→ What you have to do
Copy the first line of the material below and every later line through the line containing "list(range(12, 101, 2))", without any other output.
════════
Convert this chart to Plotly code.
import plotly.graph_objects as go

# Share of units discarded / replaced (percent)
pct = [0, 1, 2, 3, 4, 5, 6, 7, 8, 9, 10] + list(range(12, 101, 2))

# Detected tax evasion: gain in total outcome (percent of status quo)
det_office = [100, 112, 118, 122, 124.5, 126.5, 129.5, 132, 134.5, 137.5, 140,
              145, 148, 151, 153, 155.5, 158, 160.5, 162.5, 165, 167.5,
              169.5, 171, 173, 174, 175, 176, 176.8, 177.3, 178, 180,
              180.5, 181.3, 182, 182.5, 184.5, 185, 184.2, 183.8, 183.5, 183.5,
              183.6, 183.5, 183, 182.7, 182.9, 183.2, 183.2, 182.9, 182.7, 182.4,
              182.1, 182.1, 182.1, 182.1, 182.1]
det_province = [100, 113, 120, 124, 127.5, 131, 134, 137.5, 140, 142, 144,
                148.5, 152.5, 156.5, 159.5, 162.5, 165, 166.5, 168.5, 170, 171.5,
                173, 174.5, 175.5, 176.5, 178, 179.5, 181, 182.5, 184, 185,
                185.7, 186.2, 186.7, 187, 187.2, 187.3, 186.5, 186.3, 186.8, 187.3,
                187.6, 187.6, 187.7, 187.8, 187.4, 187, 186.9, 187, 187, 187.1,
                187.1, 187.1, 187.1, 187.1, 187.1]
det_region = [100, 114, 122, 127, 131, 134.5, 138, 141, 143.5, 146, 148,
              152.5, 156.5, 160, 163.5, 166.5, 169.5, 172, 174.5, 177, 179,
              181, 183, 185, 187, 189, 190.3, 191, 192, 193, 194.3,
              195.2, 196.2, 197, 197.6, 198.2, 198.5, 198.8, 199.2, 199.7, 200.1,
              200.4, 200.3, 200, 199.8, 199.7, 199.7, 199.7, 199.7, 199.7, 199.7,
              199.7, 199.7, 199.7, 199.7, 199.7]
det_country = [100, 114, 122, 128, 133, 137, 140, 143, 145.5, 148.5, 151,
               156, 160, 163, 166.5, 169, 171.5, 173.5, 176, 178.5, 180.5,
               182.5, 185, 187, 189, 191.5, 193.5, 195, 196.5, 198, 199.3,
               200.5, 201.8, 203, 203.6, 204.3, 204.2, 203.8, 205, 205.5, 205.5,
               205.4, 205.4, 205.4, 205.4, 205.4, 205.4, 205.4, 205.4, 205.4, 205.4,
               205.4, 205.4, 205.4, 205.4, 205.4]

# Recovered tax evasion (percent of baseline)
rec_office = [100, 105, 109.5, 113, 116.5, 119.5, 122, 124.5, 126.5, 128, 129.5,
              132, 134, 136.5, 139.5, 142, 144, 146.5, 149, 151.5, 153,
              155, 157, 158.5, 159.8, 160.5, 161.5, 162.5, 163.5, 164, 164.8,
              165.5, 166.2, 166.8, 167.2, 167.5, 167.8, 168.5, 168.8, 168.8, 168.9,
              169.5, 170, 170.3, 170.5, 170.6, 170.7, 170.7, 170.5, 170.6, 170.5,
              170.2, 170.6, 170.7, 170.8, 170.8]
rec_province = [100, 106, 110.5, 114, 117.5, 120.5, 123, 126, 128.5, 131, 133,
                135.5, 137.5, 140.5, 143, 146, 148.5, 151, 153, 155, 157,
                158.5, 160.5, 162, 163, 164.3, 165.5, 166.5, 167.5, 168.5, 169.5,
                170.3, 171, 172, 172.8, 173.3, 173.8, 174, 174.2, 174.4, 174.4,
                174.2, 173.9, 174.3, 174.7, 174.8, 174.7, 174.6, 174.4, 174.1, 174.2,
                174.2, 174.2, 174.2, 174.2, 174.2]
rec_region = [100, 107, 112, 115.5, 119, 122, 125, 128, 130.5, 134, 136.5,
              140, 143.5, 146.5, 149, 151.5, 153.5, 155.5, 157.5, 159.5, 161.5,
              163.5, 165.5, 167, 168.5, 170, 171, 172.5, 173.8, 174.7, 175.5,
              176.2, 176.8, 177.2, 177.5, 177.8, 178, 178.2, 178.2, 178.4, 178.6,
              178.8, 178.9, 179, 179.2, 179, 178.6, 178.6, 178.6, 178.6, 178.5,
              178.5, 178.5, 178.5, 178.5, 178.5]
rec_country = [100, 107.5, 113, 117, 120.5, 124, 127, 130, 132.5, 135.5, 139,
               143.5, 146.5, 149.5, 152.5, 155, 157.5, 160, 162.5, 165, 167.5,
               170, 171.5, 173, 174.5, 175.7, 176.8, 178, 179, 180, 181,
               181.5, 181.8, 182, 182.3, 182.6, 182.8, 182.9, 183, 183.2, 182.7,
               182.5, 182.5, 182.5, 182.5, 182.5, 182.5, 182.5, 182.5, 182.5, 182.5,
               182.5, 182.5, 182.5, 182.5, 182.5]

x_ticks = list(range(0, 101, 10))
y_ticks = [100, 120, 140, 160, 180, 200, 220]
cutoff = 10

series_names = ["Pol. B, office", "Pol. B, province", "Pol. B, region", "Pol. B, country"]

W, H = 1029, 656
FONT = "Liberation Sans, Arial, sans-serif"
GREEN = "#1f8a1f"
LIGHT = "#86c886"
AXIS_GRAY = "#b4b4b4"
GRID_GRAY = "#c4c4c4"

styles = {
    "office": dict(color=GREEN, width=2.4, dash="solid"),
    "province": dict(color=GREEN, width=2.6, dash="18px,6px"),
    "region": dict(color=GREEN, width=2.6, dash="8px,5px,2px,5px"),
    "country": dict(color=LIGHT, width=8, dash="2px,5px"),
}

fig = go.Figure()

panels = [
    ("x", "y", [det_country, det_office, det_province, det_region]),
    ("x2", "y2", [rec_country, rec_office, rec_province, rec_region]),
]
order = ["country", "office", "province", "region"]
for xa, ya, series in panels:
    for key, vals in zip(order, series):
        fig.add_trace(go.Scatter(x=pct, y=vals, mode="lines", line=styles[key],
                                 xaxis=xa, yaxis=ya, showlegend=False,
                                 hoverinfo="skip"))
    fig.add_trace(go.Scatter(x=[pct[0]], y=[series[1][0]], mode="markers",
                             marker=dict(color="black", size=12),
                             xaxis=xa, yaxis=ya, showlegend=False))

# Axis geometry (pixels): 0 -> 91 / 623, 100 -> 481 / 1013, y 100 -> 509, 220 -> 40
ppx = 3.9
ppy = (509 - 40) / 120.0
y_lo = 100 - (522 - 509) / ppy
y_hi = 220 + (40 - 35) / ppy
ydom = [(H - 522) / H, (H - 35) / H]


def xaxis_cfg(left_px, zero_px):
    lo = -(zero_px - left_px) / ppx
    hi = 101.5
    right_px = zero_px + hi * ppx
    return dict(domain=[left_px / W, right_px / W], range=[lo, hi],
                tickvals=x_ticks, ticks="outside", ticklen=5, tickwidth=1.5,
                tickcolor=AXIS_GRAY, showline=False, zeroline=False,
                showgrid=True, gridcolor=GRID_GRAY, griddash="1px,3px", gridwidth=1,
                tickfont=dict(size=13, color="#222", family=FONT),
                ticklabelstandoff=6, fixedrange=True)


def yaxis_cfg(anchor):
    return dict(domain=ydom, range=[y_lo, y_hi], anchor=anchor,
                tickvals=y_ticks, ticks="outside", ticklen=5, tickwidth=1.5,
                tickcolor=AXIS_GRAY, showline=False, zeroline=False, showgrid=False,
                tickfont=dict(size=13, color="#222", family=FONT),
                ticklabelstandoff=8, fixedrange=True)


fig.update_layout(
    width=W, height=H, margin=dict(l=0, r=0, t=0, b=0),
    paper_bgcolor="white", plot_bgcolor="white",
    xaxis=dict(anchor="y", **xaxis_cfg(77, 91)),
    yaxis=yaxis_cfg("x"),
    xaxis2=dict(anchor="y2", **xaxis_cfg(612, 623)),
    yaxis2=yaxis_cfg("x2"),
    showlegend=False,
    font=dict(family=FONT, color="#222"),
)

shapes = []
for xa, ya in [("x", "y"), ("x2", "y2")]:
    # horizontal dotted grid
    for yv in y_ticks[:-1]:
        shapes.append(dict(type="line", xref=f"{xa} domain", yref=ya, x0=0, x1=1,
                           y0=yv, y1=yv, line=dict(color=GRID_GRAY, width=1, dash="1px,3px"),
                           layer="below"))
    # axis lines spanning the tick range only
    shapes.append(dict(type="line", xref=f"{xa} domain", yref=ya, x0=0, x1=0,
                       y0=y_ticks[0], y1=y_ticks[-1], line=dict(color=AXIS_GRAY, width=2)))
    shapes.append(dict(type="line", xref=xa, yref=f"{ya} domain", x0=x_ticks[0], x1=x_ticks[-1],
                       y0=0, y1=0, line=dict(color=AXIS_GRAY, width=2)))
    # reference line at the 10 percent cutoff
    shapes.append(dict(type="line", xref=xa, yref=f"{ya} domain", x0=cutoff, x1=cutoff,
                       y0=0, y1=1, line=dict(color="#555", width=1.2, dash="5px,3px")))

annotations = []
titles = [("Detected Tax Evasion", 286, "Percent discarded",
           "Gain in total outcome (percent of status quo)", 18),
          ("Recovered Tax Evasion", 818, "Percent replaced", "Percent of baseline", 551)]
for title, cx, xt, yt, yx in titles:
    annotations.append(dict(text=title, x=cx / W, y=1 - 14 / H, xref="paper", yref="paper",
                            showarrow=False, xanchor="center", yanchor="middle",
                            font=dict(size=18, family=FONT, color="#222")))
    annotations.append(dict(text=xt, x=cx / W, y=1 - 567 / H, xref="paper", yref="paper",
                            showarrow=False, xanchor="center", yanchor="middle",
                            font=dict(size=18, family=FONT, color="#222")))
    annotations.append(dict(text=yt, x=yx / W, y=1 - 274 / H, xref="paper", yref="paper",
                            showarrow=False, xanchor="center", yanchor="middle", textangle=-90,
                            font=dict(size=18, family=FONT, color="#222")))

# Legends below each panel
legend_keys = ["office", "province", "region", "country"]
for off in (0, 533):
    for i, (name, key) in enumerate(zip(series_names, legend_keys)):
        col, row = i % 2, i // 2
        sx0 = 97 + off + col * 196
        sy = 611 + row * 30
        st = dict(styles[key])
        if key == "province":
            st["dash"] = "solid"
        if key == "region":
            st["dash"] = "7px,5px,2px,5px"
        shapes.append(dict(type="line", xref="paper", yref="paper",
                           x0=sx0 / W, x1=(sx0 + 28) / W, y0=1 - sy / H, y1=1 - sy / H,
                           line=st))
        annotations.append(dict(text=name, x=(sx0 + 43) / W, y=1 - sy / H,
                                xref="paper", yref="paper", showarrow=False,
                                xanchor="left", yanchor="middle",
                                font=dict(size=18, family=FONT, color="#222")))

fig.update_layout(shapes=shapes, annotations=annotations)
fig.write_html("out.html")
════════
→ Correct result
Convert this chart to Plotly code.
import plotly.graph_objects as go

# Share of units discarded / replaced (percent)
pct = [0, 1, 2, 3, 4, 5, 6, 7, 8, 9, 10] + list(range(12, 101, 2))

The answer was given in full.